I tried to persuade it to leave, gently at first with paracetamol , and when it didn’t take the hint, I hurled stronger stuff at it, recommended by countless GPs and hospital consultants. It simply consumed the medication and burped in my face, and laughed at the acupuncture needles, and was extremely rude to the osteopath.
Sometimes it brought its even more terrible friend Migraine with it. I could never get anything done then, and it was easier to let the pair of them walk all over me.
I did my best to get on with life, but every day was a bitter battle because of this awkward thing sitting on my left shoulder, yelling in my face all the time. It tried its hardest to drag me down to its level, to the pits of despair. Every day was frustratingly miserable, every new medicine or treatment was a game of clutching at straws, a game I seemed to be losing at.
Eventually I found a straw I could grab hold of, and Pain agreed with me that it would sit still in the background for a bit if the doctors fed it with botox every now and again. It also doesn’t like physiotherapists very much, and will stay on the naughty step for a short while when I bring out the heat packs and try to slow down.
I don’t know when I realised that Pain was here to stay, and that I was the boss. It took a lot for me to accept that it wasn’t going to just melt into oblivion never to return, and that I would have to be the one to take charge.
It turns out that I have been put together a bit wrong and it’s a long and slow road to correct the misalignments and the physical discomfort that brings. But if Pain wants to come on this journey with me it will have to follow my rules, and I will have to compromise sometimes.

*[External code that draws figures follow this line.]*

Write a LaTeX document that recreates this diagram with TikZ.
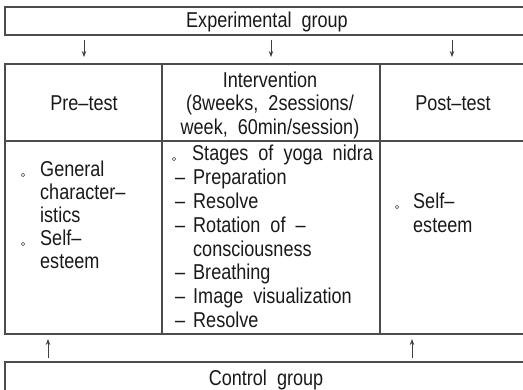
\documentclass[tikz,border=0pt]{standalone}
\usepackage{fontspec}
\setmainfont{Liberation Sans}[FakeStretch=0.84]
\usetikzlibrary{arrows.meta}
\tikzset{
  frame/.style={draw=black!70, line width=1.3pt},
  lbl/.style={inner sep=0pt, font=\fontsize{21.5}{24}\selectfont, text height=16pt, text depth=4pt, text=black!90},
  lw/.style={lbl, anchor=west},
  arr/.style={draw=black!75, line width=0.8pt, -{Stealth[length=6pt,width=4.5pt]}},
  bul/.style={circle, draw=black!70, line width=0.5pt, inner sep=0pt, minimum size=3.6pt},
}
\begin{document}
\begin{tikzpicture}[x=1pt,y=-1pt]
\useasboundingbox (0,0) rectangle (523,389);
\begin{scope}
\clip (0,0) rectangle (523,389);
\draw[frame] (5,7) rectangle (545,35);
\draw[frame] (5,64) rectangle (545,334);
\draw[frame] (5,141) -- (545,141);
\draw[frame] (162,64) -- (162,334);
\draw[frame] (380,64) -- (380,334);
\draw[frame] (5,400) -- (5,362) -- (545,362);
\end{scope}
% group labels
\node[lbl] (exp) at (267,21) {Experimental\ \ group};
\node[lbl] (ctrl) at (266,379) {Control\ \ group};
% headers
\node[lbl] (pre) at (84,104) {Pre–test};
\node[lbl] (int1) at (270,81) {Intervention};
\node[lbl] (int2) at (270,104) {(8weeks,\ \ 2sessions/};
\node[lbl] (int3) at (270,128) {week,\ \ 60min/session)};
\node[lbl] (post) at (453,104) {Post–test};
% arrows
\coordinate (d1s) at (84,40);  \coordinate (d1e) at (84,57);
\coordinate (d2s) at (271,40); \coordinate (d2e) at (271,57);
\coordinate (d3s) at (452,40); \coordinate (d3e) at (452,57);
\draw[arr] (d1s) -- (d1e);
\draw[arr] (d2s) -- (d2e);
\draw[arr] (d3s) -- (d3e);
\coordinate (u1s) at (48,358);  \coordinate (u1e) at (48,339);
\coordinate (u2s) at (412,358); \coordinate (u2e) at (412,339);
\draw[arr] (u1s) -- (u1e);
\draw[arr] (u2s) -- (u2e);
% left column
\node[bul] (lb1) at (23,175) {};
\node[lw] (l1) at (40,170) {General};
\node[lw] (l2) at (40,193) {character–};
\node[lw] (l3) at (40,216) {istics};
\node[bul] (lb2) at (23,244) {};
\node[lw] (l4) at (40,239) {Self–};
\node[lw] (l5) at (40,262) {esteem};
% middle column
\node[bul] (mb1) at (174,159) {};
\node[lw] (m1) at (192,154) {Stages\ \ of\ \ yoga\ \ nidra};
\node[lw] (md2) at (175,178) {–};
\node[lw] (m2) at (193,178) {Preparation};
\node[lw] (md3) at (175,202) {–};
\node[lw] (m3) at (193,202) {Resolve};
\node[lw] (md4) at (175,226) {–};
\node[lw] (m4) at (193,226) {Rotation\ \ of\ \ –};
\node[lw] (m5) at (193,250) {consciousness};
\node[lw] (md6) at (175,273) {–};
\node[lw] (m6) at (193,273) {Breathing};
\node[lw] (md7) at (175,297) {–};
\node[lw] (m7) at (193,297) {Image\ \ visualization};
\node[lw] (md8) at (175,321) {–};
\node[lw] (m8) at (193,321) {Resolve};
% right column
\node[bul] (rb1) at (397,207) {};
\node[lw] (r1) at (413,202) {Self–};
\node[lw] (r2) at (413,226) {esteem};
\end{tikzpicture}
\end{document}
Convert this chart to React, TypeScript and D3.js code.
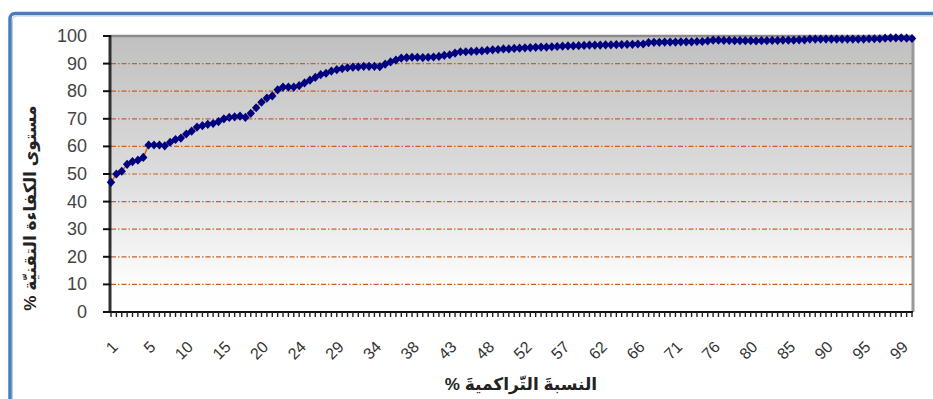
import React from "react";
import * as d3 from "d3";

// ---- data ----
const efficiency: number[] = [
  47, 50, 51, 53.5, 54.5, 55, 56, 60.5, 60.5, 60.5,
  60.2, 61.5, 62.5, 63, 64.5, 65.5, 67, 67.5, 68, 68.3,
  69, 70, 70.5, 70.7, 71, 70.5, 72, 74, 76, 77.5,
  78.3, 80.5, 81.5, 81.5, 81.5, 82, 83, 84, 85, 86,
  86.5, 87.3, 87.8, 88.2, 88.5, 88.7, 88.8, 89, 89, 89,
  88.9, 89.8, 90.6, 91.3, 92, 92.2, 92.3, 92.3, 92.2, 92.3,
  92.4, 92.6, 93, 93.2, 93.8, 94.3, 94.3, 94.4, 94.5, 94.6,
  94.8, 95, 95.1, 95.3, 95.3, 95.5, 95.6, 95.7, 95.8, 95.9,
  96, 96, 96.1, 96.2, 96.3, 96.4, 96.4, 96.5, 96.6, 96.7,
  96.7, 96.7, 96.8, 96.8, 96.9, 96.9, 97.0, 97.0, 97.1, 97.1,
  97.6, 97.7, 97.7, 97.8, 97.8, 97.8, 97.9, 97.9, 97.9, 98.0,
  98.0, 98.2, 98.5, 98.5, 98.4, 98.4, 98.3, 98.3, 98.3, 98.3,
  98.2, 98.3, 98.3, 98.4, 98.4, 98.5, 98.5, 98.5, 98.6, 98.6,
  98.9, 98.9, 98.9, 98.9, 98.9, 98.9, 98.9, 98.9, 98.9, 98.9,
  98.9, 99.0, 99.0, 99.0, 99.2, 99.3, 99.3, 99.3, 99.2, 99.1,
];
const xTickLabels: string[] = [
  "1", "5", "10", "15", "20", "24", "29", "34", "38", "43", "48",
  "52", "57", "62", "66", "71", "76", "80", "85", "90", "95", "99",
];
const xLabelStep = 7;
const yTicks: number[] = [0, 10, 20, 30, 40, 50, 60, 70, 80, 90, 100];
const yGridValues: number[] = [10, 20, 30, 40, 50, 60, 70, 80, 90];
const xTitle = "النسبةَ التّراكميةَ %";
const yTitle = "مستوى الكفاءة التقنيّة %";

export default function App() {
  const W = 933, H = 399;
  const left = 111, right = 912, top = 36, bottom = 312;
  const n = efficiency.length;
  const x = d3.scaleLinear().domain([0, n - 1]).range([left, right]);
  const y = d3.scaleLinear().domain([0, 100]).range([bottom, top]);
  const line = d3
    .line<number>()
    .x((_, i) => x(i))
    .y((d) => y(d));
  const diamond = "M0,-4.6L4.2,0L0,4.6L-4.2,0Z";
  const font = "'Liberation Sans', Arial, 'DejaVu Sans', sans-serif";
  const idx = d3.range(n);

  return (
    <svg
      width={W}
      height={H}
      style={{ position: "absolute", left: 0, top: 0, background: "#fff" }}
      fontFamily={font}
    >
      <defs>
        <linearGradient id="bg" x1="0" y1="0" x2="0" y2="1">
          <stop offset="0" stopColor="#c0c0c0" />
          <stop offset="0.5" stopColor="#dcdcdc" />
          <stop offset="0.9" stopColor="#fdfdfd" />
          <stop offset="1" stopColor="#ffffff" />
        </linearGradient>
        <filter id="soft" x="-10%" y="-10%" width="120%" height="120%">
          <feGaussianBlur stdDeviation="0.45" />
        </filter>
      </defs>
      {/* outer frame */}
      <rect x={10} y={13.5} width={960} height={440} rx={5} fill="none" stroke="#4a7ebb" strokeWidth={3.5} />
      <rect x={12.5} y={16} width={955} height={435} rx={4} fill="none" stroke="#b9cde8" strokeWidth={1} />

      {/* plot area */}
      <rect x={left} y={top} width={right - left} height={bottom - top} fill="url(#bg)" />
      <line x1={left} x2={right + 1} y1={top} y2={top} stroke="#8a8a8a" strokeWidth={2.5} />
      <line x1={right + 1} x2={right + 1} y1={top} y2={bottom} stroke="#9a9a9a" strokeWidth={3} />

      {/* gridlines */}
      {yGridValues.map((v) => (
        <line
          key={v}
          x1={left}
          x2={right}
          y1={y(v)}
          y2={y(v)}
          stroke="#c8602a"
          strokeWidth={1.2}
          strokeDasharray="5 2 1.5 2"
        />
      ))}

      {/* y axis */}
      <line x1={left - 1} x2={left - 1} y1={top - 1} y2={bottom} stroke="#303030" strokeWidth={3} />
      {yTicks.map((v) => (
        <g key={v}>
          <line x1={left - 8} x2={left} y1={y(v)} y2={y(v)} stroke="#111" strokeWidth={2} />
          <text
            x={87}
            y={y(v)}
            textAnchor="end"
            dominantBaseline="central"
            fontSize={18}
            fill="#444"
          >
            {v}
          </text>
        </g>
      ))}

      {/* x axis */}
      <line x1={left - 8} x2={right + 1} y1={bottom} y2={bottom} stroke="#111" strokeWidth={2} />
      {idx.map((i) => (
        <line key={i} x1={x(i)} x2={x(i)} y1={bottom} y2={bottom + 5} stroke="#222" strokeWidth={1.4} />
      ))}
      {xTickLabels.map((lab, k) => {
        const px = x(k * xLabelStep) + 4;
        const py = 344;
        return (
          <text
            key={lab}
            x={px}
            y={py}
            textAnchor="end"
            dominantBaseline="central"
            fontSize={16}
            fill="#333"
            transform={`rotate(-45 ${px} ${py})`}
          >
            {lab}
          </text>
        );
      })}

      {/* series */}
      <path d={line(efficiency) || ""} fill="none" stroke="#d2691e" strokeWidth={1.6} />
      <g filter="url(#soft)">
        {efficiency.map((v, i) => (
          <path key={i} d={diamond} transform={`translate(${x(i)},${y(v)})`} fill="#000080" />
        ))}
      </g>

      {/* titles */}
      <text
        x={521}
        y={384}
        textAnchor="middle"
        dominantBaseline="central"
        fontSize={17}
        fontWeight="bold"
        fill="#222"
        direction="rtl"
      >
        {xTitle}
      </text>
      <text
        x={30}
        y={208}
        textAnchor="middle"
        dominantBaseline="central"
        fontSize={17}
        fontWeight="bold"
        fill="#222"
        direction="rtl"
        transform="rotate(-90 30 208)"
      >
        {yTitle}
      </text>
    </svg>
  );
}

So here we are, seven years on, and it’s hunched up on my shoulder right now, trying to goad me into letting it have a massive blow out celebration and a sleepover with its new friends Sciatica and Lower Back Pain. I have tickled it under the chin with my repeat prescription and told it a resounding, “no.” We are trying to rub along together and make the best of things. Tomorrow it might slap me round the chops when I’m not looking, but today is a good day.